Halladay has maintained he is otherwise healthy, but has been having problems mostly with his mechanics.
He said he could not tell if he improved in that area Sunday, although others told him they saw improvement.
“My bullpens have felt really good, and I felt good when I first started throwing in the bullpen,” he said. “Throwing today felt good. The arm slot and the stuff we are working on I think is there.”
Halladay said if he is not strong enough to throw a bullpen Wednesday, the possibility exists he could be pushed back a day or two at the beginning of the season. In one scenario, right-hander Kyle Kendrick could start the second game of the season and Halladay could start the home opener against the Royals at Citizens Bank Park on April 6.

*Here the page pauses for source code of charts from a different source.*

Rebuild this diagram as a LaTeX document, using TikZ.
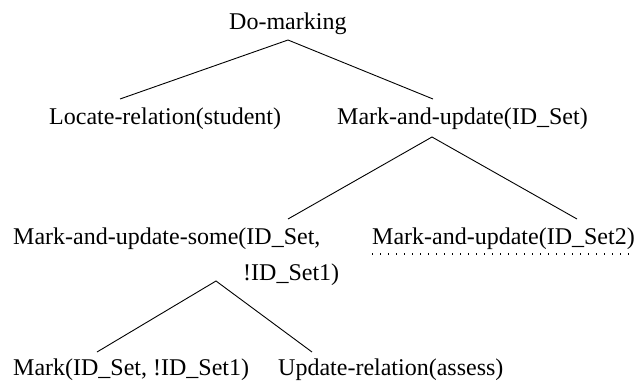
\documentclass[tikz,border=0pt]{standalone}
\usepackage{fontspec}
\setmainfont{Liberation Serif}
\begin{document}
\begin{tikzpicture}[x=1pt,y=-1pt,
  lbl/.style={anchor=base west, inner sep=0pt, font=\fontsize{24}{28}\selectfont},
  edge/.style={line width=0.9pt},
  dotline/.style={line width=1.1pt, dash pattern=on 1.1pt off 6.9pt}]
\useasboundingbox (0,0) rectangle (636,380);
% nodes
\node[lbl] (root) at (229,29) {Do-marking};
\node[lbl] (loc) at (49,124) {Locate-relation(student)};
\node[lbl] (mau) at (337,124) {Mark-and-update(ID\_Set)};
\node[lbl] (maus) at (13,244) {Mark-and-update-some(ID\_Set,};
\node[lbl] (maus2) at (243,280) {!ID\_Set1)};
\node[lbl] (mau2) at (372,244) {Mark-and-update(ID\_Set2)};
\node[lbl] (mark) at (13,375) {Mark(ID\_Set, !ID\_Set1)};
\node[lbl] (upd) at (278,375) {Update-relation(assess)};
% connector end points
\coordinate (a0) at (288,40);
\coordinate (e1) at (120,99);
\coordinate (e2) at (433,99);
\coordinate (a1) at (432,137);
\coordinate (e3) at (288,219);
\coordinate (e4) at (577,219);
\coordinate (a2) at (216,281);
\coordinate (e5) at (97,352);
\coordinate (e6) at (312,352);
\coordinate (d0) at (372,254);
\coordinate (d1) at (636,254);
% connectors
\draw[edge] (e1) -- (a0) -- (e2);
\draw[edge] (e3) -- (a1) -- (e4);
\draw[edge] (e5) -- (a2) -- (e6);
\draw[dotline] (d0) -- (d1);
\end{tikzpicture}
\end{document}
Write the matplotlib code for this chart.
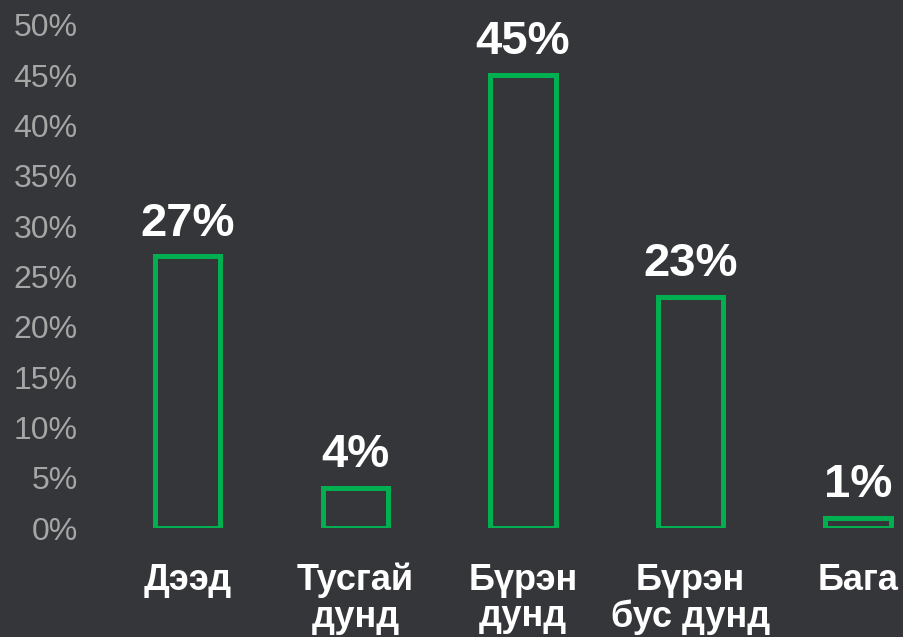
import matplotlib.pyplot as plt

categories = ["Дээд", "Тусгай\nдунд", "Бүрэн\nдунд", "Бүрэн\nбус дунд", "Бага"]
shares = [0.27, 0.04, 0.45, 0.23, 0.01]
value_labels = ["27%", "4%", "45%", "23%", "1%"]
y_ticks = [0.0, 0.05, 0.10, 0.15, 0.20, 0.25, 0.30, 0.35, 0.40, 0.45, 0.50]
y_tick_labels = ["0%", "5%", "10%", "15%", "20%", "25%", "30%", "35%", "40%", "45%", "50%"]

bg = "#35363a"
green = "#00b050"

plt.rcParams['font.family'] = ['Liberation Sans', 'DejaVu Sans']

fig = plt.figure(figsize=(9.04, 6.37), dpi=100, facecolor=bg)
ax = fig.add_axes([104 / 904, 109 / 637, 800 / 904, 503 / 637])
ax.set_facecolor(bg)

x = list(range(len(categories)))
ax.bar(x, shares, width=0.39, facecolor=bg, edgecolor=green, linewidth=3.6)

for xi, v, lab in zip(x, shares, value_labels):
    ax.annotate(lab, (xi, v), xytext=(0, 15), textcoords="offset points",
                ha="center", va="baseline", color="white", fontsize=34,
                fontweight="bold")

ax.set_xlim(-0.5, (904 - 188) / 167.5)
ax.set_ylim(0, 0.5)
ax.set_yticks(y_ticks)
ax.set_yticklabels(y_tick_labels)
ax.set_xticks(x)
ax.set_xticklabels(categories, fontweight="bold", linespacing=1.06)
ax.tick_params(axis="y", length=0, pad=19, labelsize=23, labelcolor="#a6a6a6")
ax.tick_params(axis="x", length=0, pad=25, labelsize=26, labelcolor="white")
for s in ax.spines.values():
    s.set_visible(False)

fig.savefig("out.png", dpi=100, facecolor=bg)
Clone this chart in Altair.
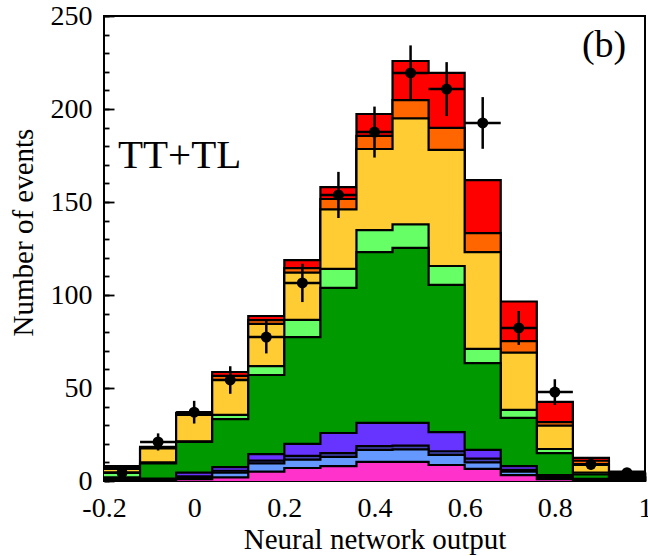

“I’m sure there are a lot of options, but I think all of it is going to depend on day-to-day,” Halladay said. “If I come in tomorrow and feel weak and don’t feel like I can throw a bullpen, that’s going to change things. But I think day-to-day is what’s most important. The plan for me would be to do what we said, throw a bullpen, pitch, then pitch one more time before the end of spring and go into the season. But if it doesn’t go exactly that way, I’m sure there are other ways to look at it.
“I feel like it’s there. I feel like I’ve made the strides that I need to make but just really haven’t got to test it. That was really kind of the most disappointing thing about it. I told Ruben (Amaro Jr.) that night, as sick as I felt on the mound, I almost feel worse because I didn’t get to see the results that I wanted to see. I guess you just have to be patient and let it do its thing. There are things that you can control, and you worry about that. I’m going to continue to worry about what I can control and do as much as I can to be as effective and as good as I can be on Opening Day.”
He lasted just one inning yesterday in a Grapefruit League game against the Orioles at Bright House Field. That followed 2 2/3 innings Tuesday, when he struggled terribly and said he felt lethargic because of a more intense workout program and because he threw two bullpen sessions in between starts.
Everybody maintains Halladay is healthy, other than the illness that got the best of him.
“We’ve just got to get him healthy so we can get him back on the mound,” Ruben Amaro Jr. said today at Champion Stadium, referring to Halladay’s sickness.
Understandably, there are many skeptics out there. Halladay struggled in 2012, fighting back and shoulder problems. He pronounced himself fit during a press conference in February. He looked pretty good in his first two Grapefruit League starts before seeing a drop in velocity in his third. His fourth start Tuesday raised red flags.
“Obviously we want to get him on the mound and get him his reps, but we can’t do anything about him being sick,” Amaro said.
Asked again if Halladay is healthy, Amaro said, “Yeah. There is no indication that he’s suffering from any discomfort or anything like that. That’s good.”
Asked if he is confident Halladay can make 30-33 starts this season, he said, “I am. Listen, we’ll find out as he continues to pitch, but Doc’s confident and we’re confident in him. We’ll just have to see how it plays out. Right now we’re more concerned about him getting healthy so he can get back on the mound.”